Mau kann deshalb einen Zufall nutzen und das gemeinsame Erscheinungsjahr von drei Gedichtbänden als Ausgangspunkt für einen Vergleich nehmen. Im Aufbau-Verlag veröffentlichten 1980 drei Autoren erste Gedichtbände: Richard Pietraß (geb. 1946) Notausgang, Benedikt Dyrlich (geb. 1950) Grüne Küsse und Uwe Kolbe (geb. 1957) Hineingeboren. Obwohl es sich jeweils um Erstlinge handelt – im Falle Dyrlichs allerdings um eine Auswahl aus drei in sorbischer Sprache erschienenen Bänden –, begegnet man nicht Autoren, die aus derselben Generation stammen.

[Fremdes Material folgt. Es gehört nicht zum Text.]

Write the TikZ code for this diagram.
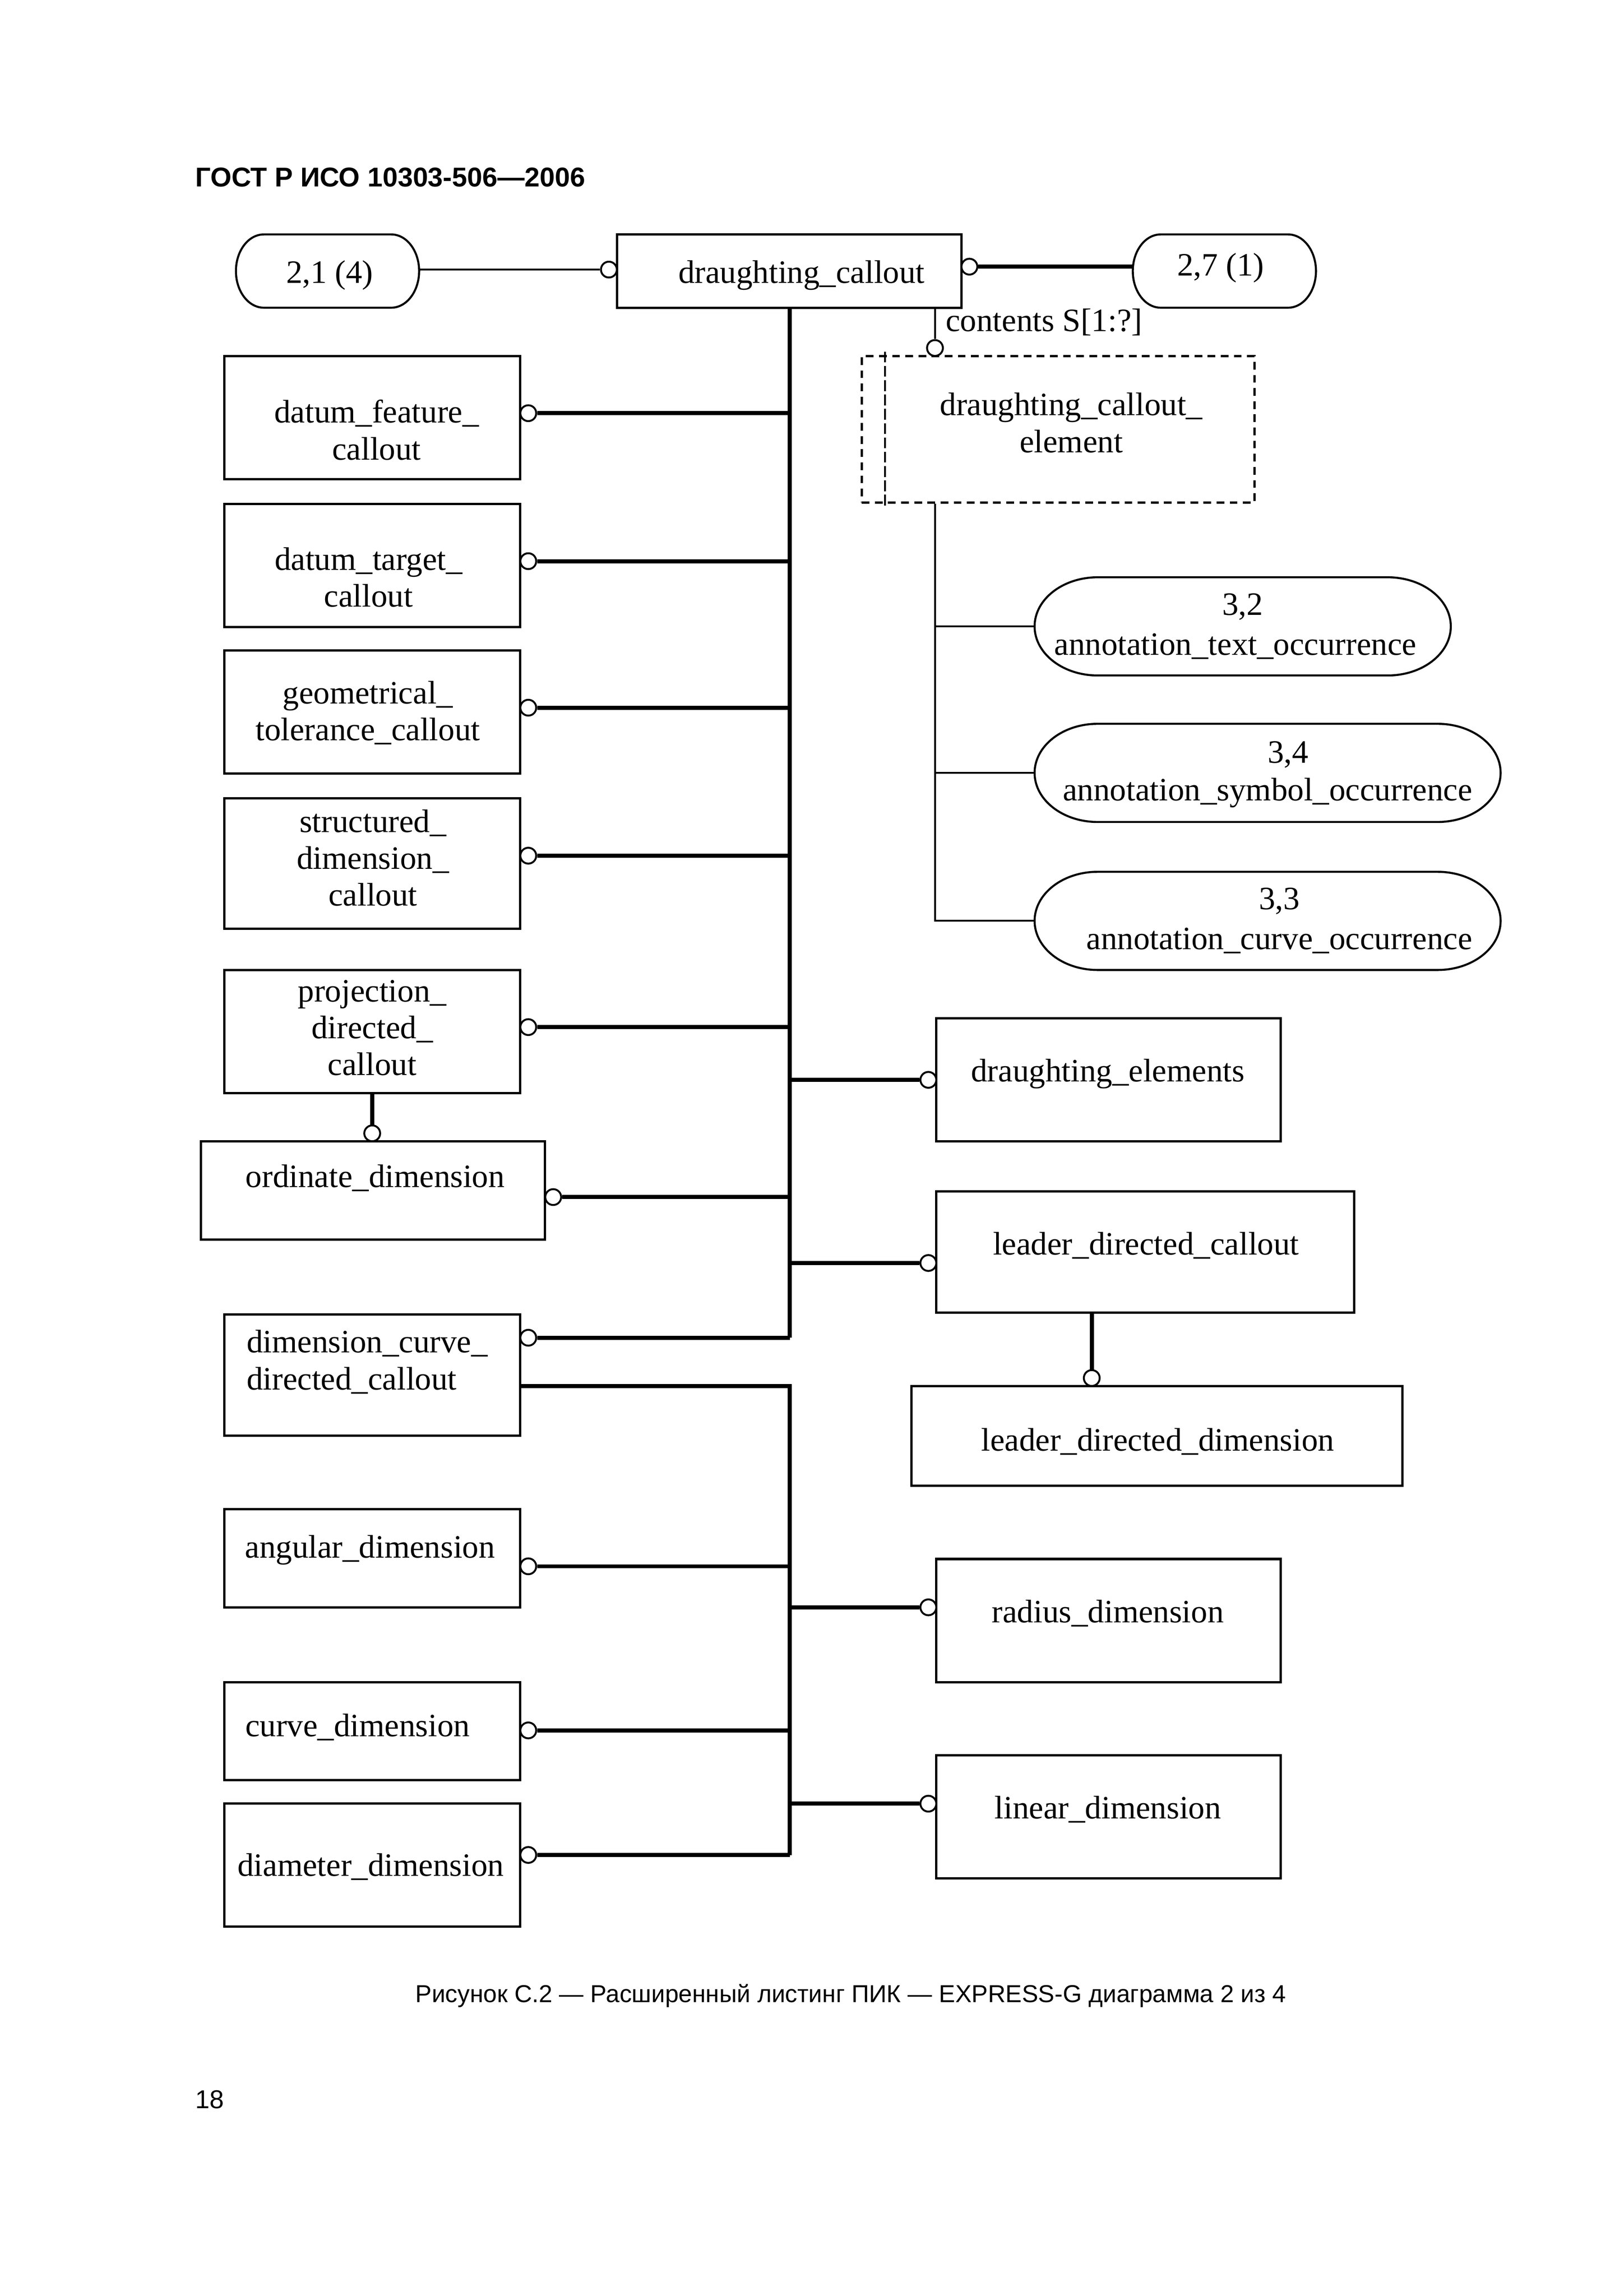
\documentclass[tikz,border=0pt]{standalone}
\usepackage{fontspec}
\setmainfont{Liberation Serif}
\newfontfamily\arialfont{Liberation Sans}
\newcommand\uu{0.18953mm}
% name, x1, y1, x2, y2
\newcommand\mkbox[6][box]{\node[#1, minimum width={(#5-#3)*\uu}, minimum height={(#6-#4)*\uu}] (#2) at ({(#3+#5)/2},{(#4+#6)/2}) {};}
% stadium: name, x1, y1, x2, y2, rx
\newcommand\mkstad[6]{%
  \node[inner sep=0pt, minimum width={(#4-#2)*\uu}, minimum height={(#5-#3)*\uu}] (#1) at ({(#2+#4)/2},{(#3+#5)/2}) {};
  \draw[frame] (#2+#6,#3) -- (#4-#6,#3) arc[start angle=90, end angle=-90, x radius={#6*\uu}, y radius={(#5-#3)/2*\uu}]
    -- (#2+#6,#5) arc[start angle=270, end angle=90, x radius={#6*\uu}, y radius={(#5-#3)/2*\uu}] -- cycle;}
\begin{document}
\begin{tikzpicture}[x=0.18953mm, y=-0.18953mm,
  frame/.style={line width=0.75pt},
  box/.style={draw, line width=0.85pt, inner sep=0pt},
  dbox/.style={draw, line width=0.85pt, dash pattern=on 1mm off 0.7mm, inner sep=0pt},
  txt/.style={font=\fontsize{12}{13.6}\selectfont, align=center, inner sep=0pt},
  thickln/.style={line width=1.5pt},
  thinln/.style={line width=0.7pt},
  ring/.style={circle, draw, line width=0.7pt, fill=white, minimum size=2.05mm, inner sep=0pt},
  sans/.style={font=\arialfont\fontsize{9}{11}\selectfont, inner sep=0pt}
]
\useasboundingbox (0,0) rectangle (1108,1567.03);

% header, caption, page number
\node[sans, font=\arialfont\bfseries\fontsize{10}{12}\selectfont, anchor=west] (hdr) at (133,121) {ГОСТ Р ИСО 10303-506—2006};
\node[sans] (cap) at (580.5,1362) {Рисунок С.2 — Расширенный листинг ПИК — EXPRESS-G диаграмма 2 из 4};
\node[sans, font=\arialfont\fontsize{9.5}{11}\selectfont, anchor=west] (pg) at (133,1433) {18};

% top row
\mkstad{o21}{161}{160}{286}{210}{19}
\node[txt] (t-o21) at (225,188) {2,1 (4)};
\mkbox{dc}{421}{160}{656}{210}
\node[txt] (t-dc) at (547,188) {draughting\_callout};
\mkstad{o27}{773}{160}{898}{210}{19}
\node[txt] (t-o27) at (833,183) {2,7 (1)};

% left column boxes
\mkbox{dfc}{153}{243}{355}{327}
\node[txt] (t-dfc) at (257,293.5) {datum\_feature\_\\callout};
\mkbox{dtc}{153}{344}{355}{428}
\node[txt] (t-dtc) at (251.5,394) {datum\_target\_\\callout};
\mkbox{gtc}{153}{444}{355}{528}
\node[txt] (t-gtc) at (251,486.5) {geometrical\_\\tolerance\_callout};
\mkbox{sdc}{153}{545}{355}{634}
\node[txt] (t-sdc) at (254.5,585.5) {structured\_\\dimension\_\\callout};
\mkbox{pdc}{153}{662}{355}{746}
\node[txt] (t-pdc) at (254,701.5) {projection\_\\directed\_\\callout};
\mkbox{od}{137}{779}{372}{846}
\node[txt] (t-od) at (256,804) {ordinate\_dimension};
\mkbox{dcdc}{153}{897}{355}{980}
\node[txt, align=left, anchor=west] (t-dcdc) at (168,929.5) {dimension\_curve\_\\directed\_callout};
\mkbox{ad}{153}{1030}{355}{1097}
\node[txt] (t-ad) at (252.5,1058) {angular\_dimension};
\mkbox{cd}{153}{1148}{355}{1215}
\node[txt] (t-cd) at (244,1179) {curve\_dimension};
\mkbox{dd}{153}{1231}{355}{1315}
\node[txt] (t-dd) at (253,1274) {diameter\_dimension};

% right column
\mkbox[dbox]{dce}{588}{243}{856}{343}
\node[txt] (t-dce) at (731,288.5) {draughting\_callout\_\\element};
\draw[line width=0.6pt, dash pattern=on 1.4mm off 0.45mm] (604,240) -- (604,346);

\mkstad{a32}{706}{394}{990}{461}{43}
\node[txt] (t-a32n) at (848,414) {3,2};
\node[txt] (t-a32) at (843,441) {annotation\_text\_occurrence};
\mkstad{a34}{706}{494}{1024}{561}{43}
\node[txt] (t-a34n) at (879,515) {3,4};
\node[txt] (t-a34) at (865,541) {annotation\_symbol\_occurrence};
\mkstad{a33}{706}{595}{1024}{662}{43}
\node[txt] (t-a33n) at (873,615) {3,3};
\node[txt] (t-a33) at (873,642) {annotation\_curve\_occurrence};

\mkbox{de}{639}{695}{874}{779}
\node[txt] (t-de) at (756,733) {draughting\_elements};
\mkbox{ldc}{639}{813}{924}{896}
\node[txt] (t-ldc) at (782,850) {leader\_directed\_callout};
\mkbox{ldd}{622}{946}{957}{1014}
\node[txt] (t-ldd) at (790,984) {leader\_directed\_dimension};
\mkbox{rd}{639}{1064}{874}{1148}
\node[txt] (t-rd) at (756,1101) {radius\_dimension};
\mkbox{ld}{639}{1198}{874}{1282}
\node[txt] (t-ld) at (756,1235) {linear\_dimension};

% bus coordinates
\coordinate (b1b) at (539,913);
\coordinate (b2c) at (539,946);
\coordinate (b2b) at (539,1266);
\coordinate (v2b) at (638,628.5);

% rings
\node[ring] (r-o21) at (415.5,184) {};
\node[ring] (r-o27) at (661.5,182) {};
\node[ring] (r-dce) at (638,237.5) {};
\node[ring] (r-dfc) at (360.5,282) {};
\node[ring] (r-dtc) at (360.5,383) {};
\node[ring] (r-gtc) at (360.5,483) {};
\node[ring] (r-sdc) at (360.5,584) {};
\node[ring] (r-pdc) at (360.5,701) {};
\node[ring] (r-od) at (377.5,817) {};
\node[ring] (r-odv) at (254,773.5) {};
\node[ring] (r-dcdc) at (360.5,913) {};
\node[ring] (r-de) at (633.5,737) {};
\node[ring] (r-ldc) at (633.5,862) {};
\node[ring] (r-ldd) at (745,940.5) {};
\node[ring] (r-ad) at (360.5,1069) {};
\node[ring] (r-cd) at (360.5,1181) {};
\node[ring] (r-dd) at (360.5,1266) {};
\node[ring] (r-rd) at (633.5,1097) {};
\node[ring] (r-ld) at (633.5,1231) {};

% top connectors
\draw[thinln] (r-o21.west -| o21.east) -- (r-o21.west);
\draw[thickln] (r-o27.east) -- (r-o27.east -| o27.west);
\draw[thinln] (dc.south -| r-dce) -- (r-dce.north);
\node[txt, anchor=west] (t-cont) at (645,220) {contents S[1:?]};

% first bus
\draw[thickln] (dc.south -| b1b) -- (b1b);
\foreach \r in {dfc,dtc,gtc,sdc,pdc,od,dcdc}{\draw[thickln] (r-\r.east) -- (r-\r.east -| b1b);}
\foreach \r in {de,ldc}{\draw[thickln] (r-\r.west) -- (r-\r.west -| b1b);}
\draw[thickln] (pdc.south -| r-odv) -- (r-odv.north);
\draw[thickln] (ldc.south -| r-ldd) -- (r-ldd.north);

% second bus
\draw[thickln] (dcdc.east |- b2c) -- (b2c) -- (b2b);
\foreach \r in {ad,cd,dd}{\draw[thickln] (r-\r.east) -- (r-\r.east -| b2b);}
\foreach \r in {rd,ld}{\draw[thickln] (r-\r.west) -- (r-\r.west -| b2b);}

% annotation branches
\draw[thinln] (dce.south -| v2b) -- (v2b) -- (a33.west);
\draw[thinln] (a32.west -| v2b) -- (a32.west);
\draw[thinln] (a34.west -| v2b) -- (a34.west);
\end{tikzpicture}
\end{document}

Dem Werdegang des einzelnen wird der zusammenfassende Vergleich immer unangemessen bleiben. Für die Leser jedoch sind mit dem Zufall des Erscheinungsjahres die Gedichte erst in die Welt getreten. Daher werden wir sie wie die Leser auch als Neuerscheinungen lesen.

(…)

III.
Zu derartiger Selbstentzweiung drängt es das „Ich“ in dem Band Grüne Küsse von Benedikt Dyrlich nicht. Wie Notausgang umfaßt auch der Band Grüne Küsse einen recht großen Zeitraum lyrischer Produktion, Gedichte aus fast zehn Jahren. Ebenso wie der Band von Pietraß zeigt auch dieser Entfaltung, aber keine einschneidenden Veränderungen der Haltung und des poetischen Konzepts. Im deutlichen Unterschied zu Pietraß und auch zu Kolbe aber erscheint Dyrlichs Selbstaussage problemlos und unbelastet. Als einziger von den drei Lyrikern übernimmt er das traditionelle Ich der Erlebnislyrik und kommt damit nicht in die Lage der mühsamen Vorverständigung über das Ich und seine Sprache. Daraus entsteht ein bekümmertes Sprechen, das sich diverser Anlässe bemächtigen kann:

Dennoch ich verkleckre herzlich
gern jede Zeit, in der mich
das Zauberspiel der Lichter an
der weitgestreckten Decke über
den Bächen vor der alles tötenden
Ruhe tarnt oder die empfindlich
grüne Wiese mir ohne Distanz
ihr strähniges Gras reicht.

(„Geständnis“)

Zuversichtlich hält sich das Ich an seinem Wollen; dieses allein scheint die Gesetze seines Tuns zu bestimmen. Die tödliche Ruhe ist vermeidlich; die Distanz zu überwinden; so tödlich, so fremd kann die Welt nicht sein. Das Sammeln von Erfahrungen und der Umgang mit Anlässen lassen sich in Dyrlichs Gedichten fröhlich an. Zwar treten auch hier solche Erfahrungen auf, die die Selbstverständlichkeit anfechten. Grenzen des Wollens zeigen sich:

Will hin, wo ich nicht bin.

Draußen wispern kalte Winde,
und Glocken locken in die Ferne.

Ich sinke betreten zu Boden
und ende in Beklemmung.
(„Sehnsucht“)

An anderer Stelle wieder deutet sich nötige Beschränkung des selbst verfügten Bereichs Leben an:

Ich bin der Meinung,
ihr, die Gezählten, werdet um vieles mehr sein,
als die zählenden Laternen.

(„Einsamer Spaziergang unter Stadtlaternen“)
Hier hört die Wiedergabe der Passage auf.